Yes, the calibration of the Phantom or better said the IMU.

There is already tons of info published about this so I won't repeat but just search Google or You Tube for video tutorials of the 'DJI Phantom IMU calibration' or similar.
 
There is no way to calibrate the altimeter.
You need to send it back as defective.
The "Return To Home" altitude that defaults to 60' AGL will be significantly off if you are reading 70' AGL on the ground.
That will not be good if you go into fail-safe or (after activating Naza) you do an RTH, when you are erroneously reading 70'AGL at take-off.
If it fail-safes, or you select RTH when you are below 60', your Plus will fly to 10' below the take off point and then (assuming it survived the 'up to' 10' of digging) try to burrow it's way home.
 
I don't think that the IMU calibration affects the barometric sensor, which simply reads differential atmospheric pressure. As mentioned, it is supposed to be relative to take-off (power on) point, so if it reads significantly non-zero at power on then that suggests a faulty sensor. On take-off and climb, does the reading increase appropriately?
 
Correct, you won't find any mention of altitude during calibration.

HOWEVER...The IMU contains: a 3-axis accelerometer, a 3-axis angular velocity meter and a barometric altimeter.

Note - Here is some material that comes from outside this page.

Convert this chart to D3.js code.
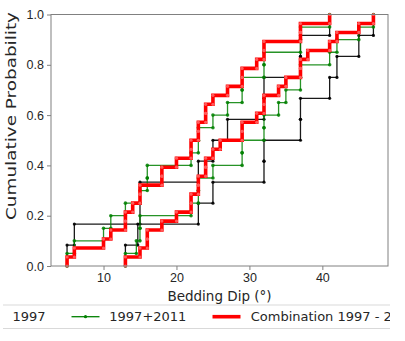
<!DOCTYPE html>
<html>
<head>
<meta charset="utf-8">
<script src="https://cdn.jsdelivr.net/npm/d3@7"></script>
<style>
  body { margin: 0; background: #fff; }
  svg { display: block; font-family: "DejaVu Sans", sans-serif; }
</style>
</head>
<body>
<div id="chart"></div>
<script>
// bedding dip samples (degrees), two groups per dataset
const dip1997A = [5, 6, 15, 15, 23, 25, 27, 32, 32, 37, 37, 41];
const dip1997B = [13, 14.7, 23, 25, 32, 32, 37, 37, 41, 42, 45, 47];
const dip1997_2011A = [5, 6, 10, 11, 13, 15, 16, 16, 22, 23, 23, 25, 27, 29, 29, 32, 32, 37, 37, 41];
const dip1997_2011B = [13, 14.5, 15, 15, 22, 23, 23, 25, 29, 29, 32, 32, 34, 35, 37, 37, 41, 42, 45, 47];
const dipCombA = [5, 6, 10, 11, 13, 13, 14, 15, 15, 18, 18, 20, 22, 22, 23, 23, 24, 24, 25, 27, 29, 29, 31, 32, 32, 37, 37, 41];
const dipCombB = [13, 15, 16, 16, 18, 20, 22, 22, 23, 23, 24, 24, 25, 26, 29, 29, 31, 32, 32, 34, 35, 37, 37, 38, 41, 42, 45, 47];

const seriesNames = ["1997", "1997+2011", "Combination 1997 - 2011"];
const xTicks = [10, 20, 30, 40];
const yTicks = [0, 0.2, 0.4, 0.6, 0.8, 1.0];

const width = 405, height = 341;
const margin = { top: 14.5, right: 17, bottom: 75, left: 51 };
const w = width - margin.left - margin.right;
const h = height - margin.top - margin.bottom;

const svg = d3.select("#chart").append("svg")
  .attr("width", width)
  .attr("height", height);

const g = svg.append("g").attr("transform", `translate(${margin.left},${margin.top})`);

const x = d3.scaleLinear().domain([2.8, 49.0]).range([0, w]);
const y = d3.scaleLinear().domain([0, 1]).range([h, 0]);

// step points of an empirical cdf, a corner at every sample
function ecdf(vals) {
  const s = vals.slice().sort((a, b) => a - b);
  const n = s.length;
  const pts = [];
  s.forEach((v, i) => {
    pts.push([v, i / n]);
    pts.push([v, (i + 1) / n]);
  });
  return pts;
}

const line = d3.line().x(d => x(d[0])).y(d => y(d[1]));

const series = [
  { data: dip1997A, color: "#000", lw: 1.3, r: 1.6, op: 0.9 },
  { data: dip1997B, color: "#000", lw: 1.3, r: 1.6, op: 0.9 },
  { data: dip1997_2011A, color: "#008000", lw: 1.3, r: 1.8, op: 0.85 },
  { data: dip1997_2011B, color: "#008000", lw: 1.3, r: 1.8, op: 0.85 },
  { data: dipCombA, color: "#ff0000", lw: 3.6, r: 1.6, op: 1 },
  { data: dipCombB, color: "#ff0000", lw: 3.6, r: 1.6, op: 1 }
];

series.forEach(s => {
  const pts = ecdf(s.data);
  g.append("path")
    .datum(pts)
    .attr("fill", "none")
    .attr("stroke", s.color)
    .attr("stroke-width", s.lw)
    .attr("opacity", s.op)
    .attr("d", line);
  g.selectAll(null)
    .data(pts)
    .enter()
    .append("circle")
    .attr("cx", d => x(d[0]))
    .attr("cy", d => y(d[1]))
    .attr("r", s.r)
    .attr("fill", s.color === "#ff0000" ? "#ff5a5a" : s.color)
    .attr("opacity", s.op);
});

// axes
const yAxis = g.append("g")
  .call(d3.axisLeft(y).tickValues(yTicks).tickFormat(d3.format(".1f")).tickSize(4).tickPadding(3));
const xAxis = g.append("g")
  .attr("transform", `translate(0,${h})`)
  .call(d3.axisBottom(x).tickValues(xTicks).tickFormat(d3.format("d")).tickSize(4).tickPadding(3));

[xAxis, yAxis].forEach(a => {
  a.select(".domain").remove();
  a.selectAll(".tick line").attr("stroke", "#808080");
  a.selectAll(".tick text").attr("fill", "#262626").style("font-size", "12.5px");
});

// frame
g.append("rect")
  .attr("width", w)
  .attr("height", h)
  .attr("fill", "none")
  .attr("stroke", "#808080")
  .attr("stroke-width", 1);

// axis labels
g.append("text")
  .attr("x", w / 2)
  .attr("y", h + 34.5)
  .attr("text-anchor", "middle")
  .attr("fill", "#262626")
  .style("font-size", "13.5px")
  .text("Bedding Dip (\u00b0)");

// the y label is drawn stretched along its length, as in the source image
svg.append("text")
  .attr("transform", "translate(15.5,116) rotate(-90)")
  .attr("text-anchor", "middle")
  .attr("fill", "#262626")
  .attr("textLength", 208)
  .attr("lengthAdjust", "spacingAndGlyphs")
  .style("font-size", "14.5px")
  .text("Cumulative Probability");

// legend, wider than the figure and clipped at both sides
svg.append("clipPath").attr("id", "legclip")
  .append("rect").attr("x", 3).attr("y", 290).attr("width", 387).attr("height", 50);

const leg = svg.append("g").attr("clip-path", "url(#legclip)");
leg.append("rect")
  .attr("x", -40).attr("y", 305)
  .attr("width", 480).attr("height", 23.5)
  .attr("fill", "#fff")
  .attr("stroke", "#d9d9d9");

const legItems = [
  { name: seriesNames[0], color: "#000", lw: 1.3, x0: -27, tx: 12.5, dot: true },
  { name: seriesNames[1], color: "#008000", lw: 1.3, x0: 71.5, tx: 109.3, dot: true },
  { name: seriesNames[2], color: "#ff0000", lw: 3.6, x0: 212.5, tx: 250.7, dot: false }
];
const legY = 316.7;
legItems.forEach(it => {
  leg.append("line")
    .attr("x1", it.x0).attr("x2", it.x0 + 28)
    .attr("y1", legY).attr("y2", legY)
    .attr("stroke", it.color)
    .attr("stroke-width", it.lw);
  if (it.dot) {
    leg.append("circle")
      .attr("cx", it.x0 + 14).attr("cy", legY).attr("r", 1.6)
      .attr("fill", it.color);
  }
  leg.append("text")
    .attr("x", it.tx).attr("y", legY + 4.5)
    .attr("fill", "#262626")
    .style("font-size", "13px")
    .text(it.name);
});
</script>
</body>
</html>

Therefore it is not a stretch that during IMU calibration the barometer is zeroed in a similar fashion to the accel. and velocity sensors.

If so, this might contribute to the error you are experiencing.
 
here is the strange thing I forgot to mention - i have done 5 RTH, and all of them went flawlessly. My RTH waypoint sits at 180 feet above sea levl and slowly descends to 30 feet above sea level in a distance of .6 miles and then another 4 miles until it hits the Atlantic ocean
 
N017RW said:
Correct, you won't find any mention of altitude during calibration.

HOWEVER...The IMU contains: a 3-axis accelerometer, a 3-axis angular velocity meter and a barometric altimeter.

Therefore it is not a stretch that during IMU calibration the barometer is zeroed in a similar fashion to the accel. and velocity sensors.

If so, this might contribute to the error you are experiencing.

Nope ...... unfortunately there's no calibration for the altimeter/barometric sensor.
I had one that read + to - 60 feet on the ground, and DJI California said to return it to my dealer, as there is no calibration for it.
It either works properly and reads within a few feet, or it's gone Elvis.
 
sheldrake said:
here is the strange thing I forgot to mention - i have done 5 RTH, and all of them went flawlessly. My RTH waypoint sits at 180 feet above sea levl and slowly descends to 30 feet above sea level in a distance of .6 miles and then another 4 miles until it hits the Atlantic ocean

It might be adding the 60 ' min RTH alt to the error it sees at take off.
If at/above that total indicated height it will ..... or at least should, alt hold until overhead then descend and land.